Não faço ideia. Acho que a chave é mesmo essa: não fazemos ideia, tentamos fazer sempre melhor, superar a edição anterior, dar espaço a novos autores e artistas, pensar fora da caixa. Além disso, tenho de sublinhar que o Grupo Estoril Sol tem sido um parceiro ímpar neste desafio, sendo que o director da revista, Mário Assis Ferreira, tem connosco, o atelier 004 que faz a revista há 12 anos, uma relação de criatividade e motivação sem comparação. É um privilégio.
 
Este projecto é mais uma prova da excelência que Portugal pode e consegue produzir. Que este potencial existe já todos sabemos. O que falta, então, para o rentabilizarmos melhor?
Se nos queixarmos menos e fizermos mais? E se fizermos mais com menos? Não com a casca do ovo, mas com aquela película muito fina que separa a casca do próprio do ovo? Não há impossíveis, há apenas uma percepção limitada do que é possível e, como dito, os portugueses precisam de um motor de incentivo para partir para a acção, não somos um povo capaz de mobilizações de monta. As mentalidades precisam de mudar? Vão mudando. Não nos podemos esquecer de que a nossa democracia é jovem: vivemos há menos tempo em democracia do que vivemos num regime.

Se pudesse escrever um novo Portugal como seria?
Seria igual. Portugal não precisa de ser reescrito, tem uma História da qual todos nos podemos orgulhar, mesmo com os tempos complicados ou de austeridade. O que precisamos é de saber para onde queremos ir e perder a lógica de querer um emprego, para aderir à ideia de que é preciso trabalhar. Ao mesmo tempo, é crucial que as pessoas metam na cabeça que não precisamos que toda a população vá para a universidade, os cursos técnicos ou profissionalizantes também são uma mais-valia. António Barreto diz e eu subscrevo que dantes a universidade era vista como uma benesse, hoje é entendida como um direito. Deitamos cá para fora, por ano, vindos das diferentes universidades, cerca de 60 mil potenciais desempregados.
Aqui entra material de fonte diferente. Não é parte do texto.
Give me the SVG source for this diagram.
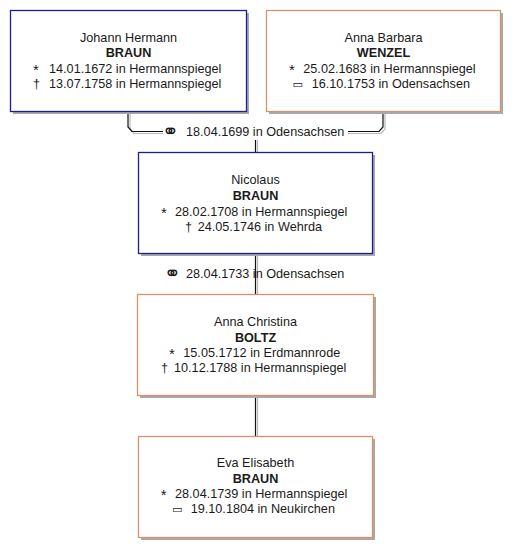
<svg xmlns="http://www.w3.org/2000/svg" width="520" height="558" viewBox="0 0 520 558">
<style>
.bg{fill:#ffffff}
.sh{fill:#a9a9a9}
.m{fill:#ffffff;stroke:#1c1c9c;stroke-width:1.3}
.f{fill:#ffffff;stroke:#d9916b;stroke-width:1.3}
text{font-family:"Liberation Sans",Arial,sans-serif;font-size:12.67px;fill:#1a1a1a}
.c{text-anchor:middle}
.b{font-weight:bold}
.sym{font-family:"DejaVu Sans","Liberation Sans",sans-serif;font-size:11px}
.mar{font-family:"DejaVu Sans",sans-serif;font-size:20px}
.ast{font-size:15px}
.ln{fill:none;stroke:#111;stroke-width:1.2}
.lsh{fill:none;stroke:#b8b8b8;stroke-width:1.2}
</style>
<rect class="bg" x="0" y="0" width="520" height="558"/>
<g id="connectors">
  <path class="lsh" d="M130,114 V129 L134,133.5 H163"/>
  <path class="ln" d="M128,112 V127 L132,131.5 H163"/>
  <path class="lsh" d="M385,114 V129 L381,133.5 H348"/>
  <path class="ln" d="M383,112 V127 L379,131.5 H348"/>
  <path class="lsh" d="M257.5,140 V152"/>
  <path class="ln" d="M255.5,140 V152"/>
  <path class="lsh" d="M257.5,254 V294"/>
  <path class="ln" d="M255.5,254 V294"/>
  <path class="lsh" d="M257.5,396 V436"/>
  <path class="ln" d="M255.5,396 V436"/>
  <text class="mar" x="162" y="138">⚭</text>
  <text x="186" y="136">18.04.1699 in Odensachsen</text>
  <text class="mar" x="164" y="280">⚭</text>
  <text x="186" y="278">28.04.1733 in Odensachsen</text>
</g>
<g id="p1">
  <rect class="sh" x="13" y="13" width="236" height="101"/>
  <rect class="m" x="10.5" y="10.5" width="236" height="101"/>
  <text class="c" x="128.5" y="42">Johann Hermann</text>
  <text class="c b" x="128.5" y="57">BRAUN</text>
  <text class="ast" x="33" y="75">*</text>
  <text x="49" y="73">14.01.1672 in Hermannspiegel</text>
  <text x="33" y="88">†</text>
  <text x="49" y="88">13.07.1758 in Hermannspiegel</text>
</g>
<g id="p2">
  <rect class="sh" x="269" y="13" width="234" height="101"/>
  <rect class="f" x="266.5" y="10.5" width="234" height="101"/>
  <text class="c" x="383.5" y="42">Anna Barbara</text>
  <text class="c b" x="383.5" y="57">WENZEL</text>
  <text class="ast" x="289" y="75">*</text>
  <text x="303.3" y="73">25.02.1683 in Hermannspiegel</text>
  <text class="sym" x="292.5" y="88">▭</text>
  <text x="311.7" y="88">16.10.1753 in Odensachsen</text>
</g>
<g id="p3">
  <rect class="sh" x="141" y="155" width="234" height="101"/>
  <rect class="m" x="138.5" y="152.5" width="234" height="101"/>
  <text class="c" x="255.5" y="184">Nicolaus</text>
  <text class="c b" x="255.5" y="200">BRAUN</text>
  <text class="ast" x="161" y="217.7">*</text>
  <text x="175" y="215.7">28.02.1708 in Hermannspiegel</text>
  <text x="185" y="230.7">†</text>
  <text x="197.7" y="230.7">24.05.1746 in Wehrda</text>
</g>
<g id="p4">
  <rect class="sh" x="140" y="297" width="236" height="101"/>
  <rect class="f" x="137.5" y="294.5" width="236" height="101"/>
  <text class="c" x="255.5" y="325.7">Anna Christina</text>
  <text class="c b" x="255.5" y="341.5">BOLTZ</text>
  <text class="ast" x="169" y="359.3">*</text>
  <text x="183.3" y="357.3">15.05.1712 in Erdmannrode</text>
  <text x="161" y="372.3">†</text>
  <text x="174" y="372.3">10.12.1788 in Hermannspiegel</text>
</g>
<g id="p5">
  <rect class="sh" x="141" y="439" width="234" height="101"/>
  <rect class="f" x="138.5" y="436.5" width="234" height="101"/>
  <text class="c" x="255.5" y="467">Eva Elisabeth</text>
  <text class="c b" x="255.5" y="483">BRAUN</text>
  <text class="ast" x="160.7" y="500.3">*</text>
  <text x="175" y="498.3">28.04.1739 in Hermannspiegel</text>
  <text class="sym" x="172" y="513.3">▭</text>
  <text x="190.7" y="513.3">19.10.1804 in Neukirchen</text>
</g>
</svg>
Essa vertente precisa de ser reescrita com urgência.
 
Para terminar, em relação ao nosso Parque das Nações, do que gosta mais e o que pensa que pode ser melhorado?
A única coisa que me entristece no Parque das Nações, projecto que conheço desde sempre, tendo trabalhado muito para e na Expo’98 (escrevi pelo menos duas colecções de livros para a Expo, além de conteúdos para o pavilhão que representava o nosso país) é o estado miserável em que está o Pavilhão de Portugal, um projecto de dois grandes arquitectos, ambos premiados internacionalmente, várias vezes e com os maiores prémios da área da arquitectura. Dizem-me que se aluga para casamentos? Por favor. É um espaço de excelência que deveria ser potenciado como museu ou fundação aberta ao público. O que mais gosto em viver aqui? A ideia de viver num bairro à antiga por muito paradoxal que isto possa parecer: tenho chaves da casa dos meus vizinhos, mercearia aberta ao domingo, as pessoas do café conhecem os meus filhos e há uma convivência saudável entre as pessoas, sendo que temos aqui um índice muito baixo de criminalidade ou violência. Podia ser melhor? Não me parece. É um lugar perfeito para viver em família.